It has been difficult to decide where to post this among the plethora of writings about feminism.
However, it seems to me that there are conflicting definitions of postfeminism being circulated here. The first appears to be a definition based on the idea of post as 'after': so that postfeminism means 'after feminism' and thus indicates the assumption that feminism has achieved its goals - however they are defined. Postfeminism, then, will be the state of belief that the world is sexually equal.
If this definition is taken, then transform's statement that she will be a postfeminist in the postpatriarchy makes sense. As does the following sequence of nodes.
However - there is an alternative definition of postfeminism which rests in feminist, poststructuralist and postmodern theory.

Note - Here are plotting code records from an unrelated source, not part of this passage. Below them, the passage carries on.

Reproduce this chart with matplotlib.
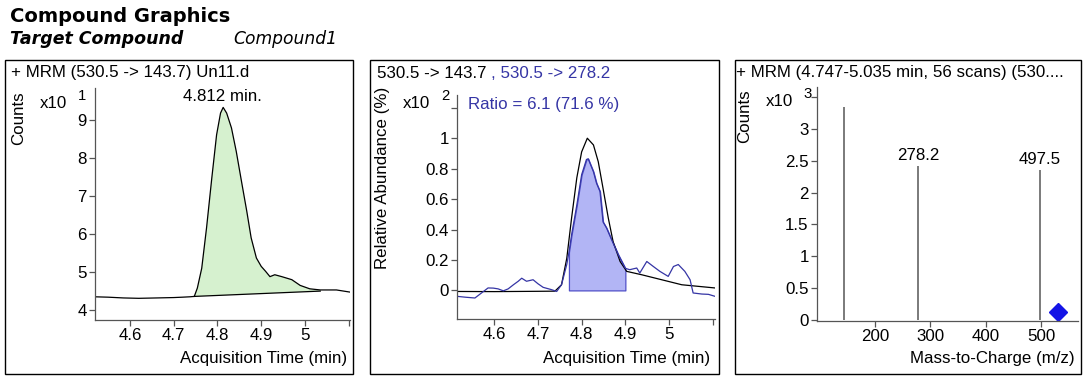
import matplotlib
matplotlib.use("Agg")
import matplotlib.pyplot as plt
from matplotlib.patches import Rectangle
import numpy as np

W, H = 1084, 379

# ---------------- data ----------------
# Panel 1: chromatogram 530.5 -> 143.7 (counts x10^1)
t1 = [4.52, 4.55, 4.585, 4.62, 4.661, 4.70, 4.72, 4.737, 4.747, 4.754, 4.764, 4.775,
      4.787, 4.798, 4.807, 4.813, 4.821, 4.832, 4.843, 4.855, 4.867, 4.877, 4.889,
      4.90, 4.91, 4.92, 4.931, 4.947, 4.97, 4.989, 5.011, 5.035, 5.042, 5.072, 5.105]
v1 = [4.35, 4.34, 4.32, 4.31, 4.32, 4.33, 4.34, 4.35, 4.36, 4.58, 5.10, 6.16,
      7.47, 8.61, 9.18, 9.33, 9.18, 8.79, 8.17, 7.38, 6.60, 5.90, 5.37,
      5.15, 5.02, 4.88, 4.93, 4.88, 4.80, 4.65, 4.56, 4.53, 4.53, 4.53, 4.47]
base_t = [4.747, 5.035]
base_v = [4.36, 4.50]
rt_label = "4.812 min."
rt_value = 4.812

# Panel 2: qualifier overlay (relative abundance x10^2)
t2k = [4.515, 4.60, 4.70, 4.739, 4.754, 4.766, 4.777, 4.789, 4.80, 4.813, 4.827,
       4.838, 4.849, 4.861, 4.872, 4.888, 4.903, 4.937, 4.983, 5.029, 5.105]
k2 = [-0.007, -0.008, -0.006, -0.005, 0.037, 0.21, 0.475, 0.74, 0.91, 1.0, 0.956,
      0.846, 0.67, 0.475, 0.32, 0.19, 0.125, 0.103, 0.07, 0.037, 0.016]
t2b = [4.515, 4.535, 4.556, 4.571, 4.586, 4.598, 4.609, 4.621, 4.632, 4.644, 4.655,
       4.663, 4.674, 4.689, 4.70, 4.712, 4.731, 4.743, 4.754, 4.766, 4.771, 4.777,
       4.789, 4.80, 4.811, 4.815, 4.827, 4.834, 4.842, 4.849, 4.857, 4.869, 4.884,
       4.90, 4.91, 4.926, 4.933, 4.949, 4.964, 4.979, 4.998, 5.01, 5.021, 5.036,
       5.048, 5.055, 5.075, 5.09, 5.105]
b2 = [-0.039, -0.045, -0.05, -0.017, 0.016, 0.015, 0.01, -0.003, 0.01, 0.037, 0.06,
      0.08, 0.06, 0.07, 0.044, 0.02, 0.005, -0.007, 0.037, 0.17, 0.25, 0.365,
      0.56, 0.76, 0.86, 0.865, 0.78, 0.705, 0.65, 0.45, 0.41, 0.33, 0.234,
      0.145, 0.136, 0.147, 0.114, 0.19, 0.157, 0.125, 0.092, 0.157, 0.17, 0.125,
      0.07, -0.017, -0.024, -0.026, -0.039]
fill2_range = [4.771, 4.90]
ratio_text = "Ratio = 6.1 (71.6 %)"

# Panel 3: spectrum (counts x10^3)
mz = [143.7, 278.2, 497.5]
inten = [3.35, 2.42, 2.36]
mz_labels = ["", "278.2", "497.5"]
prec_mz = [530.5]
prec_y = [0.12]

# ---------------- layout helpers ----------------
fig = plt.figure(figsize=(W / 100, H / 100), dpi=100)
FONT = "Liberation Sans"
FS = 12.2
TICKC = "#555555"
BLUE = "#3535a5"


def fx(px):
    return px / W


def fy(py):
    return 1 - py / H


def add_axes(l, r, t, b):
    ax = fig.add_axes([fx(l), fy(b), fx(r) - fx(l), fy(t) - fy(b)])
    for s in ("top", "right"):
        ax.spines[s].set_visible(False)
    for s in ("left", "bottom"):
        ax.spines[s].set_color(TICKC)
        ax.spines[s].set_linewidth(0.9)
    ax.tick_params(direction="out", length=4, width=0.9, color=TICKC,
                   labelsize=FS, pad=2)
    ax.patch.set_alpha(0)
    return ax


def ftext(px, py, s, **kw):
    kw.setdefault("fontfamily", FONT)
    kw.setdefault("fontsize", FS)
    return fig.text(fx(px), fy(py), s, **kw)


def set_ticks(ax, xt, xl, yt, yl):
    ax.set_xticks(xt)
    ax.set_xticklabels(xl, fontfamily=FONT, fontsize=FS)
    ax.set_yticks(yt)
    ax.set_yticklabels(yl, fontfamily=FONT, fontsize=FS)


# panel frames
for (l, t, r, b) in [(5, 60, 353, 374), (370, 60, 719, 374), (735, 60, 1081, 374)]:
    fig.patches.append(Rectangle((fx(l), fy(b)), fx(r) - fx(l), fy(t) - fy(b),
                                 transform=fig.transFigure, fill=False,
                                 ec="black", lw=1.0))

# headers
ftext(10, 22, "Compound Graphics", fontfamily="DejaVu Sans", fontweight="bold",
      fontsize=14, va="baseline")
ftext(10, 44, "Target Compound", fontfamily="DejaVu Sans", fontweight="bold",
      fontstyle="italic", fontsize=12.5, va="baseline")
ftext(233, 44, "Compound1", fontfamily="DejaVu Sans", fontstyle="italic",
      fontsize=12.3, va="baseline")

# ---------------- panel 1 ----------------
ax1 = add_axes(95, 350, 88, 320)
ax1.set_xlim(4.52, 5.103)
ax1.set_ylim(3.74, 9.84)
t1a, v1a = np.array(t1), np.array(v1)
m = (t1a >= base_t[0]) & (t1a <= base_t[1])
ax1.fill(np.r_[t1a[m], base_t[::-1]], np.r_[v1a[m], base_v[::-1]],
         color="#d6f1cf", lw=0)
ax1.plot(base_t, base_v, color="black", lw=0.9)
ax1.plot(t1, v1, color="black", lw=0.9)
ax1.annotate(rt_label, (rt_value, max(v1)), xytext=(0, 8), textcoords="offset points",
             ha="center", va="center", fontfamily=FONT, fontsize=FS)
set_ticks(ax1, [4.6, 4.7, 4.8, 4.9, 5.0, 5.1], ["4.6", "4.7", "4.8", "4.9", "5", ""],
          [4, 5, 6, 7, 8, 9], ["4", "5", "6", "7", "8", "9"])

ftext(11, 73, "+ MRM (530.5 -> 143.7) Un11.d", va="center")
ftext(19, 118, "Counts", rotation=90, ha="center", va="center")
ftext(40, 104, "x10", va="center")
ftext(78, 96, "1", va="center", fontsize=FS - 1.5)
ftext(347, 358, "Acquisition Time (min)", ha="right", va="center")

# ---------------- panel 2 ----------------
ax2 = add_axes(457, 715, 95, 319)
ax2.set_xlim(4.515, 5.105)
ax2.set_ylim(-0.188, 1.284)
t2a, b2a = np.array(t2b), np.array(b2)
m2 = (t2a >= fill2_range[0]) & (t2a <= fill2_range[1])
ax2.fill_between(t2a[m2], 0, b2a[m2], facecolor="#b2b5f5", edgecolor="#5050c8", lw=0.9)
ax2.plot(t2k, k2, color="black", lw=0.9)
ax2.plot(t2b, b2, color=BLUE, lw=0.9)
set_ticks(ax2, [4.6, 4.7, 4.8, 4.9, 5.0, 5.1], ["4.6", "4.7", "4.8", "4.9", "5", ""],
          [0, 0.2, 0.4, 0.6, 0.8, 1.0, 1.2], ["0", "0.2", "0.4", "0.6", "0.8", "1", ""])

t_a = ftext(377, 73, "530.5 -> 143.7 ", va="center", color="black")
fig.canvas.draw()
bb = t_a.get_window_extent()
fig.text(bb.x1 / W, fy(73), ", 530.5 -> 278.2", fontfamily=FONT, fontsize=FS,
         va="center", color=BLUE)
ftext(468, 104, ratio_text, va="center", color=BLUE)
ftext(382, 178, "Relative Abundance (%)", rotation=90, ha="center", va="center")
ftext(403, 104, "x10", va="center")
ftext(441, 96, "2", va="center", fontsize=FS - 1.5)
ftext(710, 358, "Acquisition Time (min)", ha="right", va="center")

# ---------------- panel 3 ----------------
ax3 = add_axes(817, 1078, 87, 321)
ax3.set_xlim(95.3, 566.8)
ax3.set_ylim(-0.016, 3.66)
ax3.vlines(mz, 0, inten, color="#707070", lw=1.3)
for x, y, s in zip(mz, inten, mz_labels):
    if s:
        ax3.annotate(s, (x, y), xytext=(0, 2), textcoords="offset points",
                     ha="center", va="bottom", fontfamily=FONT, fontsize=FS)
ax3.plot(prec_mz, prec_y, "D", color="#1414e6", ms=9.5, clip_on=False)
set_ticks(ax3, [200, 300, 400, 500], ["200", "300", "400", "500"],
          [0, 0.5, 1, 1.5, 2, 2.5, 3, 3.5], ["0", "0.5", "1", "1.5", "2", "2.5", "3", ""])

ftext(736, 73, "+ MRM (4.747-5.035 min, 56 scans) (530....", va="center")
ftext(745, 116, "Counts", rotation=90, ha="center", va="center")
ftext(766, 101, "x10", va="center")
ftext(803, 94, "3", va="center", fontsize=FS - 1.5)
ftext(1075, 358, "Mass-to-Charge (m/z)", ha="right", va="center")

fig.savefig("out.png", dpi=100)
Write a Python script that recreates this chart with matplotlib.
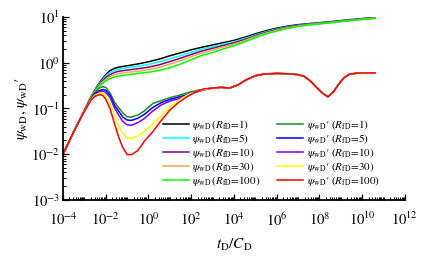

A postfeminist, here, is to a feminist what a poststructuralist is to a structuralist: not anti-feminist, not believing that the work is done, but rather deconstructing the notion while building on its foundations. A postfeminist in this context will still be a feminist of sorts; but a feminist who uses the theories of the 'post' - deconstruction, creativity, power, to be simplistic - to redefine and recategorise the issues.
As the term postfeminist is generally used in the media to indicate the first definition above - we've come a long way, baby, and we can stop right here - it will be rejected by any feminist who can see further than the titles in Cosmo. Yet by the second definition, postfeminism may be one way out of the middle class white hegemony of feminism which has been criticised since the First Wave.